At Appstrax, we do social chats every Thursday where we play games, talk about random topics, or simply get to know each other. These social chats have helped us tackle this problem. We take an hour out of our busy schedules every week, and put it aside for social interactions with the team.
Tools To Improve Communication
- Slack – As we all may know, Slack is an instant messaging tool that allows you to communicate with your team via text at any time. Instead of emailing people back and forth, slack them!
- Google Drive – Google Drive will allow you to centralize all your information and share it with whom it’s important. Again, this will save you tons of back and forth emails for important documents or presentations.
- Last pass – Last pass makes it easy to share passwords with your team. So, if you’re new in the company and need to access e.g. the CRM, just ask one of the team members to give you access through Last pass.

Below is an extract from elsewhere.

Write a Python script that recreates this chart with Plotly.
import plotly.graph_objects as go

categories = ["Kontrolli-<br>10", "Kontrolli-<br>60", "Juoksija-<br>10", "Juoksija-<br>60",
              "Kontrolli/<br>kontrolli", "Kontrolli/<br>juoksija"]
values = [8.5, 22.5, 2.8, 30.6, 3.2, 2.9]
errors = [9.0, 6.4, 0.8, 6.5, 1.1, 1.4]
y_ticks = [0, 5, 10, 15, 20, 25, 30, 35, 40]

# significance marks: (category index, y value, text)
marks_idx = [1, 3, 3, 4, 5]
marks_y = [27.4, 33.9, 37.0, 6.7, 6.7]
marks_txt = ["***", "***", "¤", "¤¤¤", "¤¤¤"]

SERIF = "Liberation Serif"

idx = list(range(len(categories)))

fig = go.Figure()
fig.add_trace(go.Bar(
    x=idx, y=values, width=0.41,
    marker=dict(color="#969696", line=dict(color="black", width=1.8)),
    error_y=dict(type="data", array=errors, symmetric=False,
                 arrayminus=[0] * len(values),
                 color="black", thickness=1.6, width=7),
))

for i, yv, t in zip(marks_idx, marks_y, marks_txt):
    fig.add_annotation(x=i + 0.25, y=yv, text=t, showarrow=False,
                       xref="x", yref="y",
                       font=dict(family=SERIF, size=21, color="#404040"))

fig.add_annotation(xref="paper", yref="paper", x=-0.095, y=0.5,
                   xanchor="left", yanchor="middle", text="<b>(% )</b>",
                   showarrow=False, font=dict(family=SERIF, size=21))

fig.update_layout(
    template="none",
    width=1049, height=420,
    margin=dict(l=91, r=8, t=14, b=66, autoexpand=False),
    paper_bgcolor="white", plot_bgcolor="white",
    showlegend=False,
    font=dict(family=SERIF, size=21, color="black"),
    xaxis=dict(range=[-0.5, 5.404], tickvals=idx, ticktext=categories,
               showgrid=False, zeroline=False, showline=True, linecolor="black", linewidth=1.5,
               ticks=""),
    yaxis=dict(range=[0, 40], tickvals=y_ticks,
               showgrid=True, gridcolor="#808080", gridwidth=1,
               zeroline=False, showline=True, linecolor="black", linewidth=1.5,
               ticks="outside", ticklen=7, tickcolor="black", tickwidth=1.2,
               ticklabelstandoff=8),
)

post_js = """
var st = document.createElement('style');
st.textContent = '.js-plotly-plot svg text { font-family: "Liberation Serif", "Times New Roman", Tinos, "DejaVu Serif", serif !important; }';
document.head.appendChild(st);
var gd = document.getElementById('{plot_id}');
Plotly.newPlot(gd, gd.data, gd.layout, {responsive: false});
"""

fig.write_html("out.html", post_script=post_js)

- Trello – At Appstrax, we use Trello to keep clear company rules and guidelines.
Having an agile team means that the company is constantly moving forward. It is a mindset that fosters collaboration among teams and prioritizes customer satisfaction, which translates to constantly presenting the work in progress and adapting to changes.
Now, more than ever, we need team collaboration to make sure the organization delivers the same quality (if not better) as if the team was working in the same space.
Disagree A Lot!
Disagreement is not something that everyone likes. In fact, many of us avoid it just because we don’t like confrontation. However, disagreement is necessary to avoid stagnation.

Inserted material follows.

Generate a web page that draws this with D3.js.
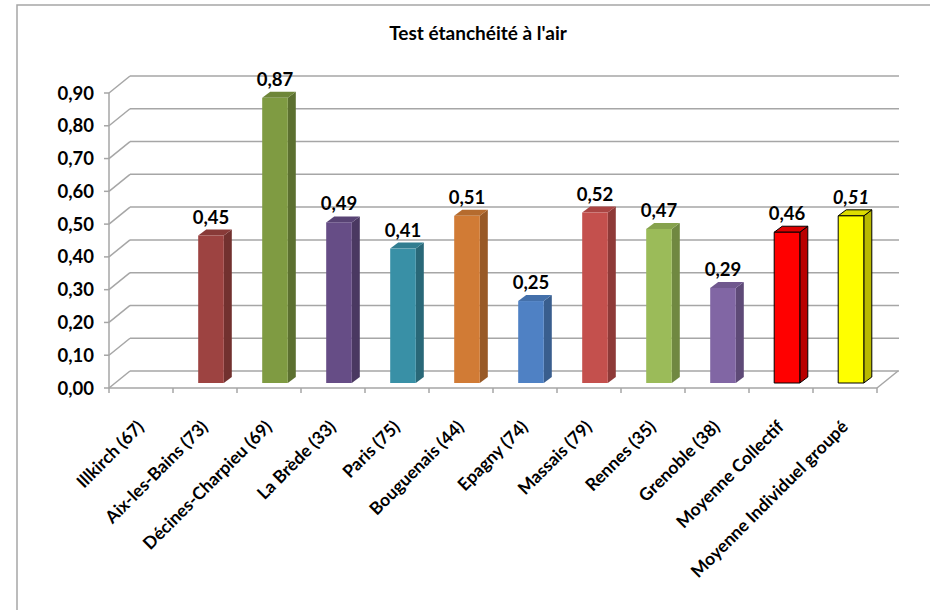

Remember, we want to foster a culture of transparency, collaboration, and innovation. If people agree to everything all the time, you may be a step behind innovation.
However, it is important to know-how and when to disagree (if possible).

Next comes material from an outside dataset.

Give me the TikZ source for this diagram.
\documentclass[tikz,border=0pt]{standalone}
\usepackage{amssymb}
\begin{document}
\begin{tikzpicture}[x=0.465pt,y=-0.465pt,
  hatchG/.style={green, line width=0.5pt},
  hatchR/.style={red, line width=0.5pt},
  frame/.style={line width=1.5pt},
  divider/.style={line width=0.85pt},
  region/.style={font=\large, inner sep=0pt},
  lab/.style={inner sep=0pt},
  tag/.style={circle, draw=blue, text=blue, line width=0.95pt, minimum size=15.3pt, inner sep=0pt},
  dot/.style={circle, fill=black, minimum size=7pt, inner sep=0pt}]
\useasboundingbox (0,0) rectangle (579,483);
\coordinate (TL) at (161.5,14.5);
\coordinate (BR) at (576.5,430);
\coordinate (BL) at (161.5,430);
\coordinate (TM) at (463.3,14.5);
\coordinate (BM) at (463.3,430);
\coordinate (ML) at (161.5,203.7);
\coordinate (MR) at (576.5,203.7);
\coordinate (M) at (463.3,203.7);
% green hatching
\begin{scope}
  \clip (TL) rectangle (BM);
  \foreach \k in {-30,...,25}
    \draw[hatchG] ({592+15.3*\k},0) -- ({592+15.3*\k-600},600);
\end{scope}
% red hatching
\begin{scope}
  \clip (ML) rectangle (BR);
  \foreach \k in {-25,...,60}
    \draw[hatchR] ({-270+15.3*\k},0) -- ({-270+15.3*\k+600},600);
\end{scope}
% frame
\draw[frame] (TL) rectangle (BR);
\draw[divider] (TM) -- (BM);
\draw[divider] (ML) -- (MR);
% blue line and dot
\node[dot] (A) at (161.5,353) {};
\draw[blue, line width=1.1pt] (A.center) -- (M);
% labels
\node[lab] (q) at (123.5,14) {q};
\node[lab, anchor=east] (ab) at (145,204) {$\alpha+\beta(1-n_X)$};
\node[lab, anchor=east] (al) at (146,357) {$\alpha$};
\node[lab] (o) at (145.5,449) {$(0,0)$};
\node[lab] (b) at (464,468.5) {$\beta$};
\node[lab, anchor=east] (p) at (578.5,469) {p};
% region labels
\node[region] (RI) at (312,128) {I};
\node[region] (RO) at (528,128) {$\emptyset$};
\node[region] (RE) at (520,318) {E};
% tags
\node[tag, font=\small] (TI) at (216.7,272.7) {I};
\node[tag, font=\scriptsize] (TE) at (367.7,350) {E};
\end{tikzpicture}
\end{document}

Encourage disagreement. This will give a message to your team that, well, you don’t necessarily know everything all the time, and that there may be times when your ideas, or someone else’s ideas, could be done better.
Disagree often, this will take away its burden. Remember, practice makes perfect. So, disagree as often as possible until it becomes natural, avoiding tension as a result of it.
However, try to disagree early. You may want to avoid making everyone start all over when they are close to the finish line. This is important to always keep in mind.
Typical Constraints To Managing a Remote Team.
Depending on your company, you may have employees working in different time zones. Therefore, making communication kind of tricky. But hey! That’s OK. In fact, you should embrace asynchronous work, your company is practically working 24 hours a day.
One of the problems that has been arising is people burning out. Even though working from home may be a preference for some, not having a designated work area and boundaries with set working hours has resulted in people working until exhaustion.
According to Zapier, these are some of the methods on how to avoid work related burn out:
- Establish and maintain a routine
- Set and stick to priorities
- Create and keep boundaries
- Take short and long breaks
- Make time for human interaction
The Art Of Managing Teams
We can all agree that working remotely is absolutely possible. Even though it may feel a bit strange. However, there are certain aspects of it which we need to consider and adapt to.
Being transparent, accountable, and building a culture of trust among employees will ensure that the communication runs smoothly. Make use of communication tools available for free on the internet to ensure documents are widely available and everybody is in the same page.
Implementing an agile mindset and fostering team collaboration will help you to keep the pace of innovation at is peak. And don’t forget to disagreeing often and open to conversation when things are not going well. We don’t want stagnation at this point.
Learning how to effectively manage remote teams may take some time, but practice makes perfect. After all, this is just another learning process that I am sure we will all master soon.